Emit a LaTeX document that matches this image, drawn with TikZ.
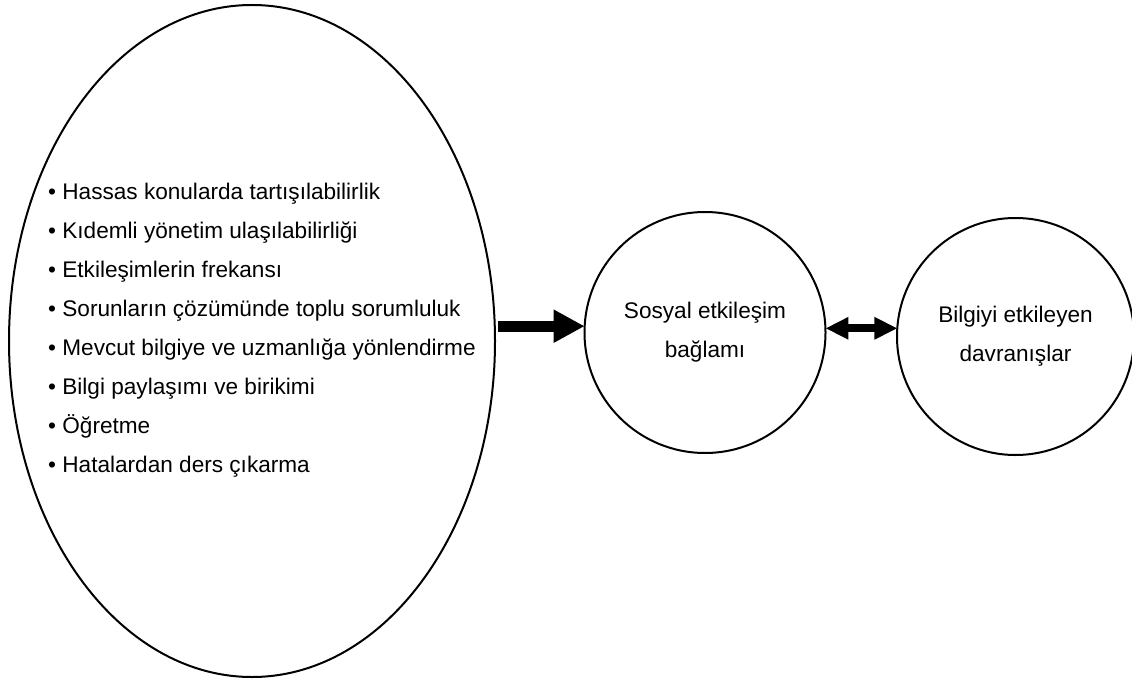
\documentclass[tikz,border=0pt]{standalone}
\usepackage{fontspec}
\setmainfont{Liberation Sans}
\usetikzlibrary{shapes.geometric,arrows.meta}
\begin{document}
\begin{tikzpicture}[x=1pt,y=-1pt,
  outline/.style={draw=black,line width=2pt,inner sep=0pt,outer sep=0pt},
  bigarrow/.style={line width=11pt,-{Triangle[length=31pt,width=31pt]}},
  dblarrow/.style={line width=8pt,{Triangle[length=23pt,width=21pt]}-{Triangle[length=23pt,width=21pt]}},
  bodytext/.style={font=\fontsize{22.6}{39}\selectfont}]
\useasboundingbox (0,0) rectangle (1132,679);
% left ellipse holding the list of factors
\node[outline,ellipse,minimum width=486pt,minimum height=672pt] (ell) at (252,341) {};
\node[bodytext,align=left,anchor=west,inner sep=0pt] (list) at (48,330) {%
  • Hassas konularda tartışılabilirlik\\
  • Kıdemli yönetim ulaşılabilirliği\\
  • Etkileşimlerin frekansı\\
  • Sorunların çözümünde toplu sorumluluk\\
  • Mevcut bilgiye ve uzmanlığa yönlendirme\\
  • Bilgi paylaşımı ve birikimi\\
  • Öğretme\\
  • Hatalardan ders çıkarma};
% the two circles
\node[outline,circle,minimum size=241pt,bodytext,align=center] (c1) at (705,332.5)
  {Sosyal etkileşim\\bağlamı};
\node[outline,circle,minimum size=237pt,bodytext,align=center] (c2) at (1015.5,336.5)
  {Bilgiyi etkileyen\\davranışlar};
% connectors
\draw[bigarrow] ([xshift=3pt]ell.east |- c1.177.6) -- (c1.177.6);
\draw[dblarrow] (c1.2.6) -- (c1.2.6 -| c2.175.4);
\end{tikzpicture}
\end{document}
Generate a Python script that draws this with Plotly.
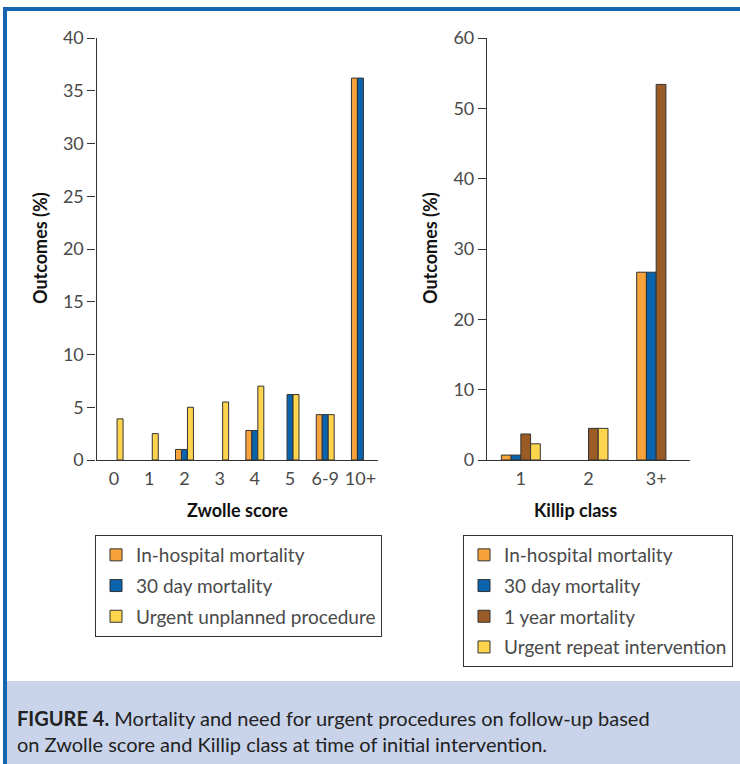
import plotly.graph_objects as go

# ---------------- data ----------------
zwolle_cats = ["0", "1", "2", "3", "4", "5", "6-9", "10+"]
zw_inhospital = [None, None, 1.0, None, 2.8, None, 4.3, 36.2]
zw_30day = [None, None, 1.0, None, 2.8, 6.2, 4.3, 36.2]
zw_urgent = [3.9, 2.5, 5.0, 5.5, 7.0, 6.2, 4.3, None]

killip_cats = ["1", "2", "3+"]
ki_inhospital = [0.7, None, 26.7]
ki_30day = [0.7, None, 26.7]
ki_1year = [3.7, 4.5, 53.4]
ki_urgent = [2.3, 4.5, None]

zw_yticks = [0, 5, 10, 15, 20, 25, 30, 35, 40]
ki_yticks = [0, 10, 20, 30, 40, 50, 60]

# ---------------- styling ----------------
W, H = 740, 764
FONT = "Lato"
ORANGE = "#F7A23A"
BLUE = "#0A63AD"
BROWN = "#9A5B27"
YELLOW = "#FFD44D"
EDGE = "#333333"
TXT = "#4a4a4a"


def px(x):
    return x / W


def py(y):
    return 1 - y / H


fig = go.Figure()

lw = 0.170
left_series = [
    ("In-hospital mortality", zw_inhospital, ORANGE, -1.5 * lw),
    ("30 day mortality", zw_30day, BLUE, -0.5 * lw),
    ("Urgent unplanned procedure", zw_urgent, YELLOW, 0.5 * lw),
]
for i, (name, vals, col, off) in enumerate(left_series):
    fig.add_trace(go.Bar(
        x=zwolle_cats, y=vals, name=name, width=lw, offset=off,
        marker=dict(color=col, line=dict(color=EDGE, width=1)),
        xaxis="x", yaxis="y", legend="legend", legendgroup="L%d" % i,
    ))

rw = 0.144
right_series = [
    ("In-hospital mortality", ki_inhospital, ORANGE, -2 * rw),
    ("30 day mortality", ki_30day, BLUE, -1 * rw),
    ("1 year mortality", ki_1year, BROWN, 0),
    ("Urgent repeat intervention", ki_urgent, YELLOW, rw),
]
for i, (name, vals, col, off) in enumerate(right_series):
    fig.add_trace(go.Bar(
        x=killip_cats, y=vals, name=name, width=rw, offset=off,
        marker=dict(color=col, line=dict(color=EDGE, width=1)),
        xaxis="x2", yaxis="y2", legend="legend2", legendgroup="R%d" % i,
    ))

axis_common = dict(showline=True, linecolor=EDGE, linewidth=1.2, showgrid=False,
                   zeroline=False, automargin=False,
                   tickfont=dict(family=FONT, size=18, color=TXT))

legend_common = dict(xanchor="left", yanchor="top", bordercolor=EDGE, borderwidth=1,
                     bgcolor="white", font=dict(family=FONT, size=19, color=TXT),
                     traceorder="grouped", tracegroupgap=3)

fig.update_layout(
    width=W, height=H,
    margin=dict(l=0, r=0, t=0, b=0, pad=0, autoexpand=False),
    paper_bgcolor="white", plot_bgcolor="white",
    barmode="overlay",
    font=dict(family=FONT, color=TXT),
    xaxis=dict(domain=[px(96.5), px(378)], anchor="y", type="category",
               range=[-0.5, 7.5], ticks="outside", ticklen=2, tickcolor="rgba(0,0,0,0)",
               **axis_common),
    yaxis=dict(domain=[py(460), py(38)], anchor="x", range=[0, 40],
               tickvals=zw_yticks, ticks="outside", ticklen=8, tickcolor=EDGE,
               **axis_common),
    xaxis2=dict(domain=[px(487), px(690)], anchor="y2", type="category",
                range=[-0.5, 2.5], ticks="outside", ticklen=2, tickcolor="rgba(0,0,0,0)",
                **axis_common),
    yaxis2=dict(domain=[py(460), py(38)], anchor="x2", range=[0, 60],
                tickvals=ki_yticks, ticks="outside", ticklen=8, tickcolor=EDGE,
                **axis_common),
    legend=dict(x=px(95), y=py(535), **legend_common),
    legend2=dict(x=px(463), y=py(535), **legend_common),
    showlegend=True,
)

# axis titles
title_font = dict(family=FONT, size=18, color="#111111")
ann = [
    dict(text="<b>Zwolle score</b>", x=px(237), y=py(510)),
    dict(text="<b>Killip class</b>", x=px(575), y=py(510)),
    dict(text="<b>Outcomes (%)</b>", x=px(40), y=py(248), textangle=-90),
    dict(text="<b>Outcomes (%)</b>", x=px(430), y=py(248), textangle=-90),
]
for a in ann:
    fig.add_annotation(xref="paper", yref="paper", showarrow=False,
                       xanchor="center", yanchor="middle", font=title_font, **a)

# caption band and frame
fig.add_shape(type="rect", xref="paper", yref="paper",
              x0=px(7), x1=1, y0=0, y1=py(681),
              fillcolor="#C9D4EB", line=dict(width=0), layer="below")
fig.add_shape(type="rect", xref="paper", yref="paper",
              x0=px(3), x1=1, y0=py(11), y1=py(7),
              fillcolor="#1565B0", line=dict(width=0))
fig.add_shape(type="rect", xref="paper", yref="paper",
              x0=px(3), x1=px(7), y0=0, y1=py(7),
              fillcolor="#1565B0", line=dict(width=0))

fig.add_annotation(
    xref="paper", yref="paper", x=px(15), y=py(731), xanchor="left", yanchor="middle",
    showarrow=False, align="left",
    text="<b>FIGURE 4.</b> Mortality and need for urgent procedures on follow-up based<br>"
         "on Zwolle score and Killip class at time of initial intervention.",
    font=dict(family=FONT, size=20, color="#222222"),
)

fig.write_html(
    "out.html",
    config={"responsive": False, "displayModeBar": False},
    post_script=(
        "var d=document.getElementById('{plot_id}');"
        "d.style.position='absolute';d.style.left='0px';d.style.top='0px';"
        "document.body.style.margin='0';document.body.style.overflow='hidden';"
        "document.documentElement.style.overflow='hidden';"
    ),
)
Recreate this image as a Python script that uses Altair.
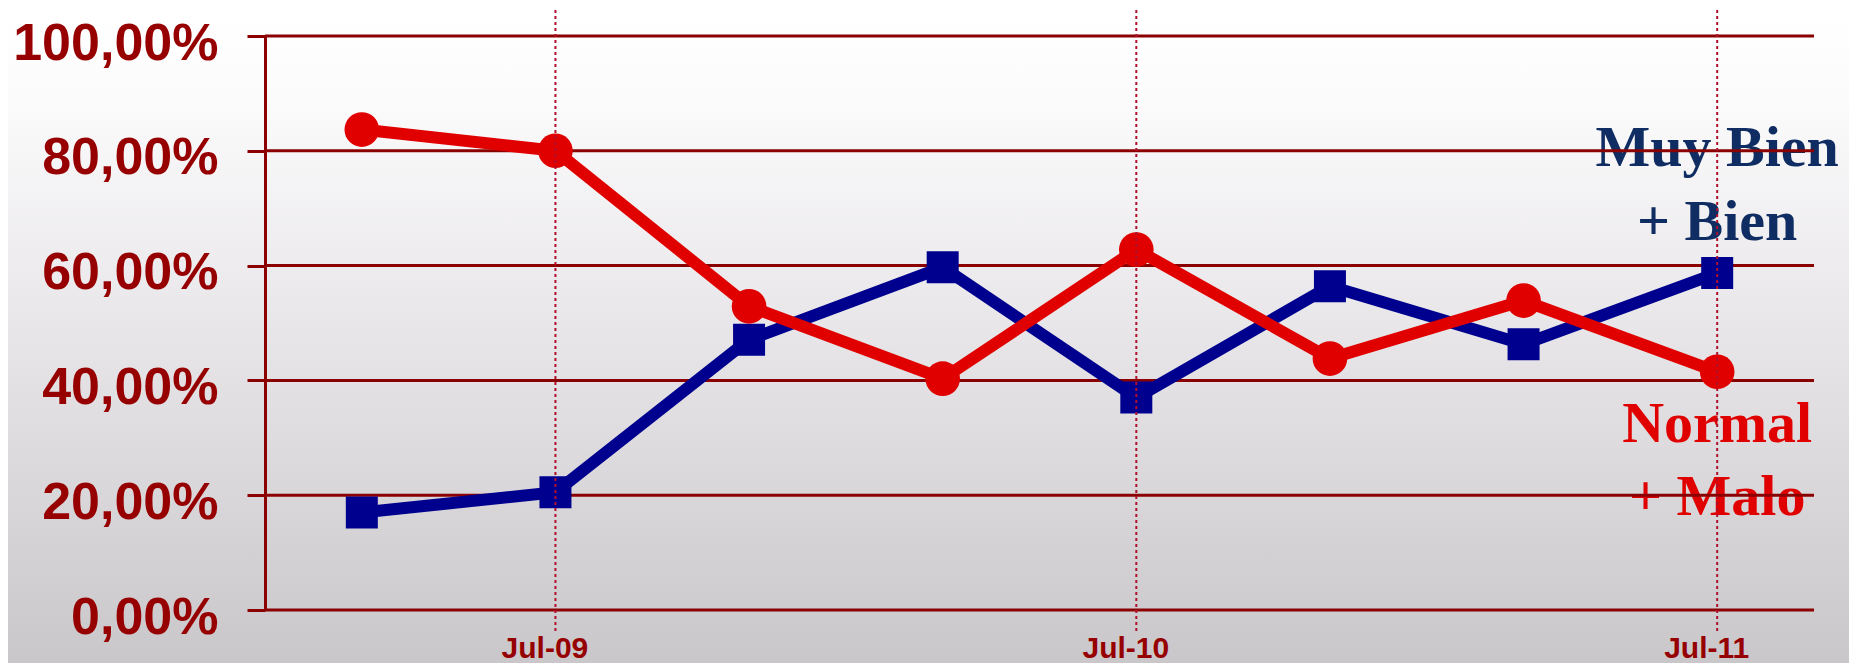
import altair as alt
import pandas as pd

# ---- data ----
periods = ["Mar-09", "Jul-09", "Nov-09", "Mar-10", "Jul-10", "Nov-10", "Mar-11", "Jul-11"]
muy_bien_bien = [17.0, 20.5, 47.1, 59.7, 37.0, 56.4, 46.3, 58.7]
normal_malo = [83.7, 80.0, 52.9, 40.3, 62.8, 43.8, 53.9, 41.5]
series_names = ["Muy Bien + Bien", "Normal + Malo"]
x_tick_labels = ["Jul-09", "Jul-10", "Jul-11"]
y_ticks = [0, 20, 40, 60, 80, 100]
blue_label_lines = ["Muy Bien", "+ Bien"]
red_label_lines = ["Normal", "+ Malo"]

# ---- layout / style ----
W, H = 1549, 574
PAD_L, PAD_T, PAD_R, PAD_B = 257, 28, 35, 53
RED = "#e00000"
BLUE = "#00008e"
GRID = "#8b0000"
LABEL = "#960000"
NAVY = "#0f2d62"
DOT = "#b0102c"
SANS = "Liberation Sans, Arial, sans-serif"
SERIF = "Liberation Serif, Times New Roman, serif"

df = pd.DataFrame({
    "period": periods * 2,
    "value": muy_bien_bien + normal_malo,
    "series": [series_names[0]] * len(periods) + [series_names[1]] * len(periods),
})
blue_df = df[df.series == series_names[0]]
red_df = df[df.series == series_names[1]]

xscale = alt.Scale(type="point", padding=0.5, domain=periods)
yscale = alt.Scale(domain=[0, 100], nice=False, zero=True)

x_axis = alt.Axis(
    values=x_tick_labels, title=None, labelAngle=0, labelFont=SANS,
    labelFontWeight="bold", labelFontSize=30, labelColor=LABEL,
    labelPadding=23, labelOffset=-11, ticks=False, tickSize=0,
    domain=False, grid=False, zindex=1, labelLimit=0,
)
y_axis = alt.Axis(
    values=y_ticks, title=None,
    labelExpr="replace(format(datum.value, '.2f'), '.', ',') + '%'",
    labelFont=SANS, labelFontWeight="bold", labelFontSize=52,
    labelColor=LABEL, labelPadding=29, labelOffset=7, labelLimit=0,
    tickSize=18, tickWidth=3, tickColor=GRID,
    domainColor=GRID, domainWidth=3, grid=False, zindex=1,
)

one = pd.DataFrame({"k": [0]})

background = alt.Chart(one).mark_rect(
    fill=alt.LinearGradient(
        gradient="linear",
        stops=[
            alt.GradientStop(offset=0, color="#ffffff"),
            alt.GradientStop(offset=0.12, color="#fdfcfd"),
            alt.GradientStop(offset=1, color="#cac7cb"),
        ],
        x1=0, x2=0, y1=0, y2=1,
    )
).encode(
    x=alt.value(-PAD_L), x2=alt.value(W + PAD_R),
    y=alt.value(-PAD_T), y2=alt.value(H + PAD_B),
)

blue_text = alt.Chart(pd.DataFrame({"period": ["Jul-11"], "value": [77.35]})).mark_text(
    text=blue_label_lines, font=SERIF, fontWeight="bold", fontSize=58,
    color=NAVY, align="center", baseline="alphabetic", lineHeight=74,
).encode(
    x=alt.X("period:O", scale=xscale, axis=x_axis),
    y=alt.Y("value:Q", scale=yscale, axis=y_axis),
)

red_text = alt.Chart(pd.DataFrame({"period": ["Jul-11"], "value": [29.3]})).mark_text(
    text=red_label_lines, font=SERIF, fontWeight="bold", fontSize=58,
    color=RED, align="center", baseline="alphabetic", lineHeight=73,
).encode(
    x=alt.X("period:O", scale=xscale),
    y=alt.Y("value:Q", scale=yscale),
)

hgrid = alt.Chart(pd.DataFrame({"value": y_ticks})).mark_rule(
    color=GRID, strokeWidth=3
).encode(
    y=alt.Y("value:Q", scale=yscale),
    x=alt.value(0), x2=alt.value(W),
)

blue_line = alt.Chart(blue_df).mark_line(color=BLUE, strokeWidth=12).encode(
    x=alt.X("period:O", scale=xscale),
    y=alt.Y("value:Q", scale=yscale),
)
red_line = alt.Chart(red_df).mark_line(color=RED, strokeWidth=12).encode(
    x=alt.X("period:O", scale=xscale),
    y=alt.Y("value:Q", scale=yscale),
)
blue_pts = alt.Chart(blue_df).mark_point(
    shape="square", filled=True, size=1024, color=BLUE, opacity=1
).encode(
    x=alt.X("period:O", scale=xscale),
    y=alt.Y("value:Q", scale=yscale),
)
red_pts = alt.Chart(red_df).mark_point(
    shape="circle", filled=True, size=1200, color=RED, opacity=1
).encode(
    x=alt.X("period:O", scale=xscale),
    y=alt.Y("value:Q", scale=yscale),
)

vdots = alt.Chart(pd.DataFrame({"period": x_tick_labels})).mark_rule(
    color=DOT, strokeWidth=2, strokeDash=[3, 3]
).encode(
    x=alt.X("period:O", scale=xscale),
    y=alt.value(-PAD_T - 10), y2=alt.value(H + 23),
)

chart = alt.layer(
    background, blue_text, red_text, hgrid, blue_line, red_line, blue_pts, red_pts, vdots
).properties(
    width=W, height=H,
    padding={"left": PAD_L, "top": PAD_T, "right": PAD_R, "bottom": PAD_B},
    autosize=alt.AutoSizeParams(type="none"),
).configure_view(stroke=None).configure(background="#ffffff")

chart.save("out.html", embed_options={"renderer": "svg", "actions": False})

************

Collect every line with the string "image" from the records, and copy each.

Emit a LaTeX document that matches this image, drawn with TikZ.
Recreate this image as a Python script that uses Altair.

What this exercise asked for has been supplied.